PPC. Madrid (1995). 165 págs. 1.600 ptas.
Al igual que ya hiciera Pedro Antonio Urbina en su ensayo Filocalía o Amor a la Belleza (ver servicio 131/88), el obispo de Oxford, Richard Harries, autor de libros sobre el cristianismo y la cultura contemporánea, se enfrenta con el atrayente asunto de la relación entre el arte, la belleza y Dios. Harries, saliendo al paso de aquellos que consideran el arte como un sustituto de la religión, muestra cómo Dios es el origen y el fin tanto de la belleza como del arte.
El punto de partida es claro: «Sin una afirmación de la belleza no puede haber ni fe ni Dios merecedores de nuestro amor». El hombre tiende hacia la belleza como tiende hacia Dios. Si desprecia la belleza es difícil que sienta la más mínima atracción por Dios, que es la Belleza suprema.
A continuación profundiza en el concepto de belleza. Sus ideas son esclarecedoras, a pesar de entrar de lleno en un terreno en el que parece imponerse la radical subjetividad. La consideración de la belleza del mundo es necesaria para llegar a Dios; el mundo no es -como defendían los neoplatónicos- una realidad negativa; al contrario, «es la belleza del orden creado quien responde a nuestras preguntas acerca de Dios».

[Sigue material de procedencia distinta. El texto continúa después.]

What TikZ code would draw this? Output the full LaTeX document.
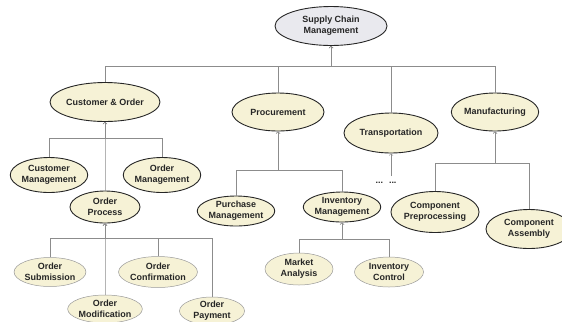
\documentclass[tikz,border=0pt]{standalone}
\usepackage{fontspec}
\setmainfont{Liberation Sans}
\usetikzlibrary{shapes.geometric}
\definecolor{boxfill}{HTML}{F6F2D6}
\definecolor{rootfill}{HTML}{E9E9EE}
\definecolor{edgegray}{HTML}{8C8C8C}

\begin{document}
\begin{tikzpicture}
	[x=1bp,y=-1bp,
	el/.style={ellipse,draw=black!85,line width=.9pt,fill=boxfill,inner sep=0pt,align=center,
		font=\fontsize{9}{11}\selectfont\bfseries,text=black!85},
	lf/.style={el,draw=black!40,line width=.5pt},
	sz/.style 2 args={minimum width=#1bp,minimum height=#2bp}]
	\useasboundingbox (0,0) rectangle (562,321);
	\node[el,sz={112}{39},fill=rootfill] (n1) at (331,26) {Supply Chain\\Management};
	
	\node[el,sz={104}{39}] (n2) at (105,102) {Customer \& Order};
	\node[el,sz={92}{38}] (n3) at (278,112) {Procurement};
	\node[el,sz={94}{40}] (n4) at (391,133) {Transportation};
	\node[el,sz={87}{38}] (n5) at (495,112) {Manufacturing};
	
	\node[el,sz={77}{35}] (n6) at (49,175) {Customer\\Management};
	\node[el,sz={73}{35}] (n7) at (162,175) {Order\\Management};
	\node[el,sz={70}{32}] (n8) at (105,207) {Order\\Process};
	
	\node[lf,sz={66}{29}] (n9) at (50,272) {Order\\Submission};
	\node[lf,sz={64}{28}] (n10) at (105,309) {Order\\Modification};
	\node[lf,sz={70}{31}] (n11) at (158,272) {Order\\Confirmation};
	\node[lf,sz={65}{28}] (n12) at (212,311) {Order\\Payment};
	
	\node[el,sz={74}{30}] (n13) at (236,211) {Purchase\\Management};
	\node[el,sz={73}{30}] (n14) at (342,207) {Inventory\\Management};
	\node[lf,sz={68}{32}] (n15) at (299,269) {Market\\Analysis};
	\node[lf,sz={69}{30}] (n16) at (389,272) {Inventory\\Control};
	
	\node[el,sz={87}{41}] (n17) at (435,212) {Component\\Preprocessing};
	\node[el,sz={86}{39}] (n18) at (529,229) {Component\\Assembly};
	
	\node[font=\fontsize{9}{11}\selectfont\bfseries,text=black!85] (n19) at (386,183) {...\hspace{6bp}...};
	
	\coordinate (b1) at (331,66);
	\coordinate (b2) at (105,138);
	\coordinate (b3) at (105,238);
	\coordinate (b4) at (278,170);
	\coordinate (b5) at (342,239);
	\coordinate (b6) at (495,163);
	\coordinate (t1) at (391,176);
	
	\foreach \from/\to/\bus in {n2/n1/b1,n3/n1/b1,n4/n1/b1,n5/n1/b1,
		n6/n2/b2,n7/n2/b2,n8/n2/b2,
		n9/n8/b3,n10/n8/b3,n11/n8/b3,n12/n8/b3,
		n13/n3/b4,n14/n3/b4,n15/n14/b5,n16/n14/b5,
		n17/n5/b6,n18/n5/b6}
	\draw[->,edgegray,line width=.6pt] (\from.north) |- (\bus) -- (\to.south);
	\draw[->,edgegray,line width=.6pt] (t1) -- (n4.south);
\end{tikzpicture}
\end{document}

Pero la belleza aislada no existe sino que está unida a la verdad y a la moral: «no hay ningún campo moral neutral, ni en el arte ni en ningún otro lugar». Cuando se intenta crear algo separado de la verdad se cae en el fácil sentimentalismo o en lo kitsch, el peor enemigo. Pero el resultado de la unión entre belleza y verdad no tiene por qué ser una forma y un contenido tranquilo y «bonito»; la belleza también se da en una verdad dolorosa y perturbadora. Harries incluso dice que «existe un abismo entre lo superficialmente bonito y la belleza genuina».
Para Harries es claro que «la conjunción de belleza con verdad y bondad tiene su origen en Dios». La belleza no es sólo una respuesta emocional, algo aparte de la moralidad y del pensamiento, como justifican muchos artistas modernos. Cualquier manifestación artística de calidad, como defendía Kandinsky, aspira a ser espiritual, a la vez que fuente de deleite y de consuelo. Aunque espiritual no significa que sea religioso: «los propagandistas religiosos deben ser prudentes a la hora de usar la espiritualidad inherente al arte para su propio propósito».
Harries finaliza su ensayo reafirmando que el misterio de la crucifixión de Cristo es la realidad a la que en todo momento debe volver un cristiano, porque es la raíz de todo, también de la belleza y del arte. Y concluye con un provechoso consejo: «Ostenta una visión de la belleza terrenal tan elevada como quieras, con tal de que tu visión de la belleza celestial sea más elevada».